» **Written request**
Nothing outside the range from the line with "Emit a Python" to the line with "s.set_color('#222222')" belongs in the copy, and no pictures do either; repeat that range exactly.

## start

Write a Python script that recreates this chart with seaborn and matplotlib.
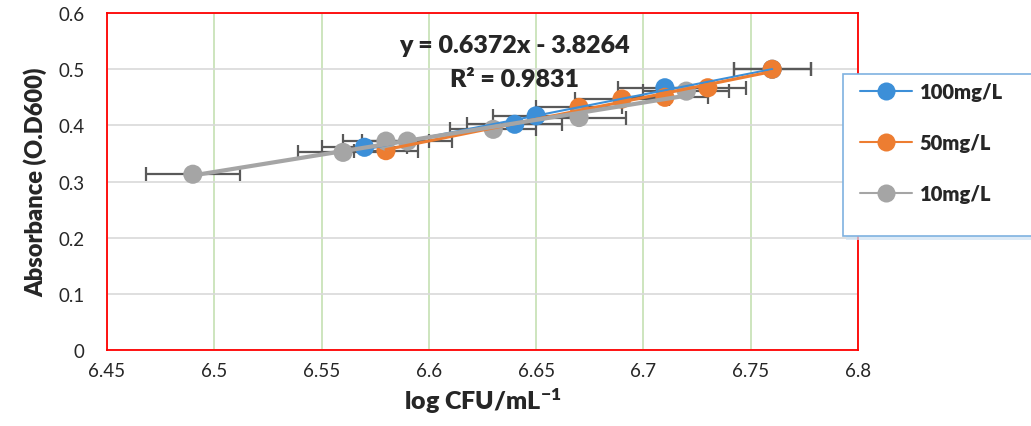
import numpy as np
import pandas as pd
import seaborn as sns
import matplotlib.pyplot as plt
from matplotlib.lines import Line2D
from matplotlib.patches import Rectangle

# data
x_100 = [6.57, 6.64, 6.65, 6.71, 6.76]
y_100 = [0.361, 0.402, 0.417, 0.467, 0.500]
e_100 = [0.020, 0.022, 0.020, 0.022, 0.018]

x_50 = [6.58, 6.67, 6.69, 6.71, 6.73, 6.76]
y_50 = [0.355, 0.432, 0.447, 0.450, 0.467, 0.500]
e_50 = [0.015, 0.020, 0.022, 0.020, 0.018, 0.018]

x_10 = [6.49, 6.56, 6.58, 6.59, 6.63, 6.67, 6.72]
y_10 = [0.313, 0.352, 0.372, 0.372, 0.393, 0.414, 0.461]
e_10 = [0.022, 0.021, 0.020, 0.021, 0.020, 0.022, 0.020]

labels = ["100mg/L", "50mg/L", "10mg/L"]
colors = ["#3c8fd8", "#ed7d31", "#a5a5a5"]
line_w = [1.5, 2.2, 3.0]

equation = "y = 0.6372x - 3.8264"
r2_text = "R² = 0.9831"

sns.set_style("white")
plt.rcParams["font.family"] = ["Lato", "DejaVu Sans"]
plt.rcParams["mathtext.default"] = "regular"

fig = plt.figure(figsize=(10.31, 4.27), dpi=100)
ax = fig.add_axes([0.1038, 0.178, 0.7284, 0.789])

series = [(x_100, y_100, e_100), (x_50, y_50, e_50), (x_10, y_10, e_10)]

for (xs, ys, es), lab, col, lw in zip(series, labels, colors, line_w):
    df = pd.DataFrame({"x": xs, "y": ys})
    ax.errorbar(xs, ys, xerr=es, fmt="none", ecolor="#595959",
                elinewidth=1.6, capsize=5, capthick=1.6, zorder=3)
    sns.regplot(data=df, x="x", y="y", ax=ax, ci=None, truncate=True,
                scatter_kws=dict(s=190, color=col, edgecolor="none",
                                 alpha=1, zorder=4),
                line_kws=dict(color=col, lw=lw, zorder=5))

ax.set_xlim(6.45, 6.8)
ax.set_ylim(0, 0.6)
ax.set_xticks(np.arange(6.45, 6.801, 0.05))
ax.set_xticklabels(["6.45", "6.5", "6.55", "6.6", "6.65", "6.7", "6.75", "6.8"])
ax.set_yticks(np.arange(0, 0.61, 0.1))
ax.set_yticklabels(["0", "0.1", "0.2", "0.3", "0.4", "0.5", "0.6"])
ax.tick_params(labelsize=13.5, length=0, pad=9)
ax.tick_params(axis="y", pad=16)

ax.grid(axis="x", color="#c5e0b3", lw=1.2)
ax.grid(axis="y", color="#d9d9d9", lw=1.2)
ax.set_axisbelow(True)
for s in ax.spines.values():
    s.set_color("#ff0000")
    s.set_linewidth(1.3)

ax.set_xlabel("log CFU/mL$^{-1}$", fontsize=18, fontweight="heavy", labelpad=4)
ax.set_ylabel("Absorbance (O.D600)", fontsize=17, fontweight="heavy", labelpad=8)

ax.text(0.543, 0.905, equation, transform=ax.transAxes, ha="center",
        va="center", fontsize=18, fontweight="heavy", zorder=6)
ax.text(0.543, 0.805, r2_text, transform=ax.transAxes, ha="center",
        va="center", fontsize=18, fontweight="heavy", zorder=6)

# legend box reaching past the right edge, as in the reference
W, H = 1031, 427
fig.patches.append(Rectangle((846 / W, 1 - 241 / H), 200 / W, 162 / H,
                             transform=fig.transFigure, facecolor="#cfe2f3",
                             edgecolor="none", alpha=0.7, zorder=1))
fig.patches.append(Rectangle((843 / W, 1 - 237 / H), 200 / W, 162 / H,
                             transform=fig.transFigure, facecolor="white",
                             edgecolor="#7fb2e0", lw=1.2, zorder=2))

handles = [Line2D([0], [0], color=c, lw=1.5, marker="o", markersize=13,
                  markeredgecolor="none") for c in colors]
leg = fig.legend(handles, labels, loc="upper left",
                 bbox_to_anchor=(852 / W, 1 - 75 / H), frameon=False,
                 prop=dict(size=14.5, weight="heavy"), handlelength=2.6,
                 labelspacing=1.6, borderpad=0.4, handletextpad=0.35,
                 borderaxespad=0)
leg.set_zorder(3)

fig.savefig("out.png", dpi=100)
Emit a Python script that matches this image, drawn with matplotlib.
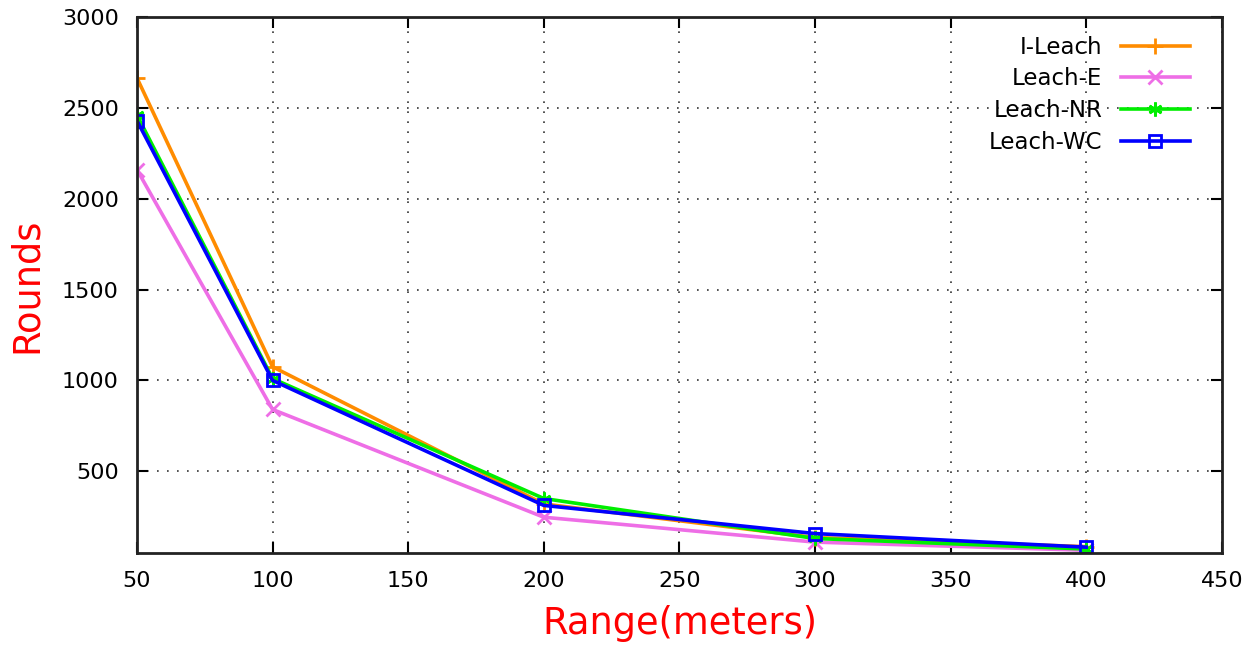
import matplotlib
matplotlib.use("Agg")
import matplotlib.pyplot as plt

x = [50, 100, 200, 300, 400]
i_leach = [2665, 1075, 320, 135, 85]
leach_e = [2160, 840, 247, 110, 65]
leach_nr = [2460, 1010, 350, 130, 72]
leach_wc = [2430, 1000, 312, 157, 82]

series = [
    ("I-Leach", i_leach, "#ff8c00", "+", 12, 2),
    ("Leach-E", leach_e, "#ee6ee6", "x", 10, 2),
    ("Leach-NR", leach_nr, "#00ee00", (6, 2, 0), 10, 2),
    ("Leach-WC", leach_wc, "#0000ff", "s", 8, 2),
]

plt.rcParams['font.family'] = ['DejaVu Sans']
fig = plt.figure(figsize=(12.6, 6.56), dpi=100)
ax = fig.add_axes([0.1087, 0.157, 0.861, 0.817])

for name, vals, col, mk, ms, mew in series:
    if mk == "s":
        ax.plot(x, vals, color=col, lw=2.6, marker=mk, ms=ms, mew=mew,
                mfc='none', mec=col, label=name)
    else:
        ax.plot(x, vals, color=col, lw=2.6, marker=mk, ms=ms, mew=mew,
                label=name)

ax.set_xlim(50, 450)
ax.set_ylim(50, 3000)
ax.set_xticks(list(range(50, 451, 50)))
ax.set_yticks(list(range(500, 3001, 500)))
ax.grid(True, linestyle=(0, (1, 5)), color='#333333', lw=1.2)
ax.tick_params(direction='in', length=8, width=1.5, top=True, right=True,
               labelsize=16, pad=13)
for s in ax.spines.values():
    s.set_linewidth(2)
    s.set_color('#222222')

ax.set_xlabel("Range(meters)", color='red', fontsize=26.5, labelpad=10)
ax.set_ylabel("Rounds", color='red', fontsize=26.5, labelpad=12)

leg = ax.legend(loc='upper right', frameon=False, markerfirst=False,
                fontsize=16.5, handlelength=3.0, labelspacing=0.38,
                borderaxespad=0.3, bbox_to_anchor=(0.985, 0.995))

fig.savefig("out.png", dpi=100)
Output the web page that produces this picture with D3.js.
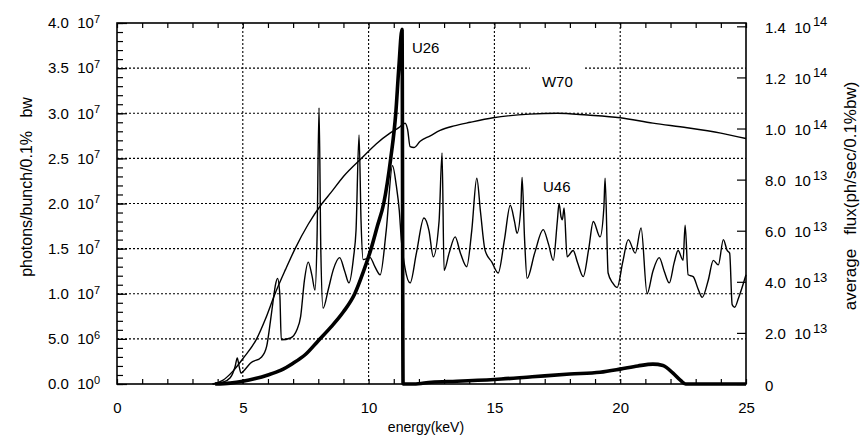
<!DOCTYPE html>
<html>
<head>
<meta charset="utf-8">
<script src="https://cdn.jsdelivr.net/npm/d3@7"></script>
<style>
body { margin: 0; background: #fff; }
text { font-family: "Liberation Sans", Arial, sans-serif; fill: #000; }
</style>
</head>
<body>
<svg id="chart"></svg>
<script>
// values in units of 10^7 photons/bunch/0.1% bw, energy in keV
let u26 = [
    [3.9, 0], [4.5, 0.01], [5, 0.03], [5.5, 0.06], [6, 0.1], [6.5, 0.15], [7, 0.23],
    [7.5, 0.33], [8, 0.48], [8.5, 0.63], [9, 0.8], [9.45, 1.0], [9.8, 1.25], [10.1, 1.5],
    [10.35, 1.75], [10.6, 2.0], [10.88, 2.5], [11.08, 3.0], [11.2, 3.5], [11.33, 3.93],
    [11.37, 0], [11.8, 0], [12.5, 0.02], [13.5, 0.03], [15, 0.05], [16.5, 0.08], [18, 0.11],
    [19.2, 0.13], [20, 0.165], [20.7, 0.2], [21.3, 0.22], [21.7, 0.205], [22.1, 0.12],
    [22.4, 0.04], [22.6, 0], [25, 0]
];

let w70 = [
    [3.8, 0], [4.2, 0.04], [4.6, 0.14], [5.0, 0.28], [5.55, 0.5], [5.9, 0.72], [6.28, 1.0],
    [6.7, 1.27], [7.08, 1.5], [7.6, 1.77], [8.15, 2.0], [8.5, 2.12], [9.0, 2.3], [9.75, 2.51],
    [10.3, 2.66], [10.85, 2.78], [11.2, 2.84], [11.45, 2.89], [11.55, 2.82], [11.65, 2.63],
    [11.8, 2.62], [12.05, 2.69], [12.45, 2.75], [12.84, 2.81], [13.4, 2.86], [14.04, 2.9],
    [14.95, 2.95], [16.4, 2.99], [17.5, 3.0], [18.7, 2.98], [20, 2.95], [21.3, 2.89],
    [22.66, 2.84], [24, 2.78], [25, 2.72]
];

let u46 = [
    [3.8, 0], [4.2, 0.02], [4.5, 0.07], [4.7, 0.2], [4.78, 0.29], [4.85, 0.2], [4.93, 0.12],
    [5.05, 0.15], [5.3, 0.23], [5.75, 0.3], [5.95, 0.42], [6.1, 0.7], [6.22, 0.95], [6.3, 1.1],
    [6.38, 1.17], [6.47, 1.0], [6.53, 0.49], [6.9, 0.51], [7.15, 0.6], [7.3, 0.75], [7.45, 1.15],
    [7.6, 1.35], [7.75, 1.2], [7.87, 1.04], [7.95, 1.6], [8.03, 3.06], [8.1, 1.5], [8.19, 0.84],
    [8.4, 1.05], [8.6, 1.27], [8.85, 1.4], [9.05, 1.25], [9.22, 1.12], [9.4, 1.4], [9.5, 1.7],
    [9.62, 2.76], [9.7, 1.8], [9.78, 1.38], [10.06, 1.4], [10.25, 1.3], [10.46, 1.21],
    [10.7, 1.7], [10.95, 2.42], [11.1, 2.2], [11.22, 1.92], [11.3, 1.6], [11.45, 1.28],
    [11.65, 1.12], [11.9, 1.45], [12.2, 1.84], [12.4, 1.7], [12.57, 1.41], [12.8, 1.8],
    [12.92, 2.56], [13.0, 1.26], [13.2, 1.45], [13.44, 1.63], [13.65, 1.45], [13.9, 1.3],
    [14.1, 1.7], [14.3, 2.28], [14.45, 1.9], [14.63, 1.48], [14.9, 1.35], [15.15, 1.23],
    [15.4, 1.6], [15.63, 1.98], [15.8, 1.8], [15.9, 1.67], [16.05, 1.95], [16.1, 2.29],
    [16.2, 1.6], [16.3, 1.17], [16.6, 1.45], [16.94, 1.71], [17.15, 1.55], [17.34, 1.37],
    [17.5, 1.8], [17.57, 2.0], [17.65, 1.85], [17.7, 1.82], [17.77, 1.95], [17.89, 1.41],
    [18.13, 1.48], [18.3, 1.35], [18.53, 1.19], [18.75, 1.5], [18.93, 1.8], [19.2, 1.63],
    [19.35, 1.95], [19.4, 2.28], [19.52, 1.23], [19.7, 1.12], [19.88, 1.07], [20.1, 1.35],
    [20.32, 1.6], [20.6, 1.45], [20.83, 1.73], [21.07, 1.0], [21.3, 1.25], [21.55, 1.4],
    [21.75, 1.25], [21.95, 1.12], [22.15, 1.35], [22.3, 1.48], [22.5, 1.37], [22.58, 1.76],
    [22.7, 1.21], [22.9, 1.19], [23.1, 1.05], [23.26, 0.96], [23.5, 1.15], [23.7, 1.37],
    [23.9, 1.32], [24.1, 1.6], [24.25, 1.48], [24.35, 1.45], [24.45, 0.88], [24.55, 0.85],
    [24.7, 0.95], [25, 1.21]
];

let xTicks = [0, 5, 10, 15, 20, 25];
let leftTicks = [0, 0.5, 1, 1.5, 2, 2.5, 3, 3.5, 4];
let leftTickText = ["0.0", "5.0", "1.0", "1.5", "2.0", "2.5", "3.0", "3.5", "4.0"];
let leftTickExp = ["0", "6", "7", "7", "7", "7", "7", "7", "7"];
// right axis in units of 10^13 ph/sec/0.1%bw
let rightTicks = [0, 2, 4, 6, 8, 10, 12, 14];
let rightTickText = ["0", "2.0", "4.0", "6.0", "8.0", "1.0", "1.2", "1.4"];
let rightTickExp = ["", "13", "13", "13", "13", "14", "14", "14"];

let width = 863;
let height = 441;
let plotLeft = 117, plotRight = 746, plotTop = 23, plotBottom = 384;

let svg = d3.select("#chart").attr("width", width).attr("height", height);

let xScale = d3.scaleLinear().domain([0, 25]).range([plotLeft, plotRight]);
let yScale = d3.scaleLinear().domain([0, 4]).range([plotBottom, plotTop]);
let yRight = d3.scaleLinear().domain([0, 14.13]).range([plotBottom, plotTop]);

// grid
svg.append("g")
    .selectAll("line")
    .data(leftTicks.filter(d => d > 0 && d < 4))
    .join("line")
    .attr("x1", plotLeft).attr("x2", plotRight)
    .attr("y1", d => yScale(d)).attr("y2", d => yScale(d))
    .attr("stroke", "#000").attr("stroke-width", 1.1)
    .attr("stroke-dasharray", "2,2");

svg.append("g")
    .selectAll("line")
    .data(xTicks.filter(d => d > 0 && d < 25))
    .join("line")
    .attr("x1", d => xScale(d)).attr("x2", d => xScale(d))
    .attr("y1", plotTop).attr("y2", plotBottom)
    .attr("stroke", "#000").attr("stroke-width", 1.1)
    .attr("stroke-dasharray", "2,2");

// minor ticks
let noDomain = g => g.select(".domain").remove();

svg.append("g")
    .attr("transform", "translate(" + plotLeft + ",0)")
    .call(d3.axisLeft(yScale).tickValues(d3.range(0, 41).map(d => d / 10)).tickSize(-6).tickFormat(""))
    .call(noDomain);

svg.append("g")
    .attr("transform", "translate(0," + plotBottom + ")")
    .call(d3.axisBottom(xScale).tickValues(d3.range(0, 26)).tickSize(-5).tickFormat(""))
    .call(noDomain);

svg.append("g")
    .attr("transform", "translate(0," + plotTop + ")")
    .call(d3.axisTop(xScale).tickValues(d3.range(0, 26)).tickSize(-5).tickFormat(""))
    .call(noDomain);

// major axes
let fmtTicks = (g, texts, exps, supSize, supDx) => {
    g.selectAll(".tick text").each(function (d, i) {
        let t = d3.select(this).text(null);
        t.append("tspan").text(exps[i] ? texts[i] + "\u00a0\u00a010" : texts[i]);
        if (exps[i]) {
            t.append("tspan")
                .attr("dy", "-0.5em")
                .attr("dx", supDx)
                .attr("font-size", supSize)
                .text(exps[i]);
        }
    });
};

svg.append("g")
    .attr("transform", "translate(" + plotLeft + ",0)")
    .call(d3.axisLeft(yScale).tickValues(leftTicks).tickSize(-10).tickPadding(17).tickFormat(""))
    .call(noDomain)
    .attr("font-size", 15)
    .call(g => fmtTicks(g, leftTickText, leftTickExp, 11, 0));

svg.append("g")
    .attr("transform", "translate(" + plotRight + ",0)")
    .call(d3.axisRight(yRight).tickValues(rightTicks).tickSize(-9).tickPadding(19).tickFormat(""))
    .call(noDomain)
    .attr("font-size", 15)
    .call(g => g.selectAll(".tick text").attr("dy", "0.4em"))
    .call(g => fmtTicks(g, rightTickText, rightTickExp, 13, 2));

svg.append("g")
    .attr("transform", "translate(0," + plotBottom + ")")
    .call(d3.axisBottom(xScale).tickValues(xTicks).tickSize(0).tickPadding(18))
    .call(noDomain)
    .attr("font-size", 15);

svg.selectAll(".tick line").attr("stroke", "#000").attr("stroke-width", 1.2);
svg.selectAll(".tick text").attr("fill", "#000");

// frame
svg.append("rect")
    .attr("x", plotLeft).attr("y", plotTop)
    .attr("width", plotRight - plotLeft).attr("height", plotBottom - plotTop)
    .attr("fill", "none").attr("stroke", "#000").attr("stroke-width", 1.6);

// curves
let line = d3.line()
    .x(d => xScale(d[0]))
    .y(d => yScale(d[1]))
    .curve(d3.curveMonotoneX);

svg.append("path").datum(w70)
    .attr("d", line).attr("fill", "none").attr("stroke", "#000").attr("stroke-width", 1.4);

svg.append("path").datum(u46)
    .attr("d", line).attr("fill", "none").attr("stroke", "#000").attr("stroke-width", 1.4);

svg.append("path").datum(u26)
    .attr("d", line).attr("fill", "none").attr("stroke", "#000").attr("stroke-width", 3.6)
    .attr("stroke-linejoin", "round");

// curve labels
let labels = svg.append("g").attr("font-size", 15);

let w70Label = labels.append("text")
    .attr("x", xScale(16.89)).attr("y", yScale(3.29)).text("W70");
let bb = w70Label.node().getBBox();
labels.insert("rect", "text")
    .attr("x", bb.x - 12).attr("y", bb.y - 8)
    .attr("width", bb.width + 24).attr("height", bb.height + 12)
    .attr("fill", "#fff");

labels.append("text").attr("x", xScale(11.72)).attr("y", yScale(3.667)).text("U26");
labels.append("text").attr("x", xScale(16.93)).attr("y", yScale(2.127)).text("U46");

// axis titles
svg.append("text")
    .attr("x", 426).attr("y", 432)
    .attr("text-anchor", "middle").attr("font-size", 14)
    .text("energy(keV)");

svg.append("text")
    .attr("transform", "translate(32,187) rotate(-90)")
    .attr("text-anchor", "middle").attr("font-size", 16)
    .attr("xml:space", "preserve")
    .text("photons/bunch/0.1%   bw");

svg.append("text")
    .attr("transform", "translate(856,196) rotate(-90)")
    .attr("text-anchor", "middle").attr("font-size", 17)
    .attr("xml:space", "preserve")
    .text("average   flux(ph/sec/0.1%bw)");
</script>
</body>
</html>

## end

» **The result**
Emit a Python script that matches this image, drawn with matplotlib.
import matplotlib
matplotlib.use("Agg")
import matplotlib.pyplot as plt

x = [50, 100, 200, 300, 400]
i_leach = [2665, 1075, 320, 135, 85]
leach_e = [2160, 840, 247, 110, 65]
leach_nr = [2460, 1010, 350, 130, 72]
leach_wc = [2430, 1000, 312, 157, 82]

series = [
    ("I-Leach", i_leach, "#ff8c00", "+", 12, 2),
    ("Leach-E", leach_e, "#ee6ee6", "x", 10, 2),
    ("Leach-NR", leach_nr, "#00ee00", (6, 2, 0), 10, 2),
    ("Leach-WC", leach_wc, "#0000ff", "s", 8, 2),
]

plt.rcParams['font.family'] = ['DejaVu Sans']
fig = plt.figure(figsize=(12.6, 6.56), dpi=100)
ax = fig.add_axes([0.1087, 0.157, 0.861, 0.817])

for name, vals, col, mk, ms, mew in series:
    if mk == "s":
        ax.plot(x, vals, color=col, lw=2.6, marker=mk, ms=ms, mew=mew,
                mfc='none', mec=col, label=name)
    else:
        ax.plot(x, vals, color=col, lw=2.6, marker=mk, ms=ms, mew=mew,
                label=name)

ax.set_xlim(50, 450)
ax.set_ylim(50, 3000)
ax.set_xticks(list(range(50, 451, 50)))
ax.set_yticks(list(range(500, 3001, 500)))
ax.grid(True, linestyle=(0, (1, 5)), color='#333333', lw=1.2)
ax.tick_params(direction='in', length=8, width=1.5, top=True, right=True,
               labelsize=16, pad=13)
for s in ax.spines.values():
    s.set_linewidth(2)
    s.set_color('#222222')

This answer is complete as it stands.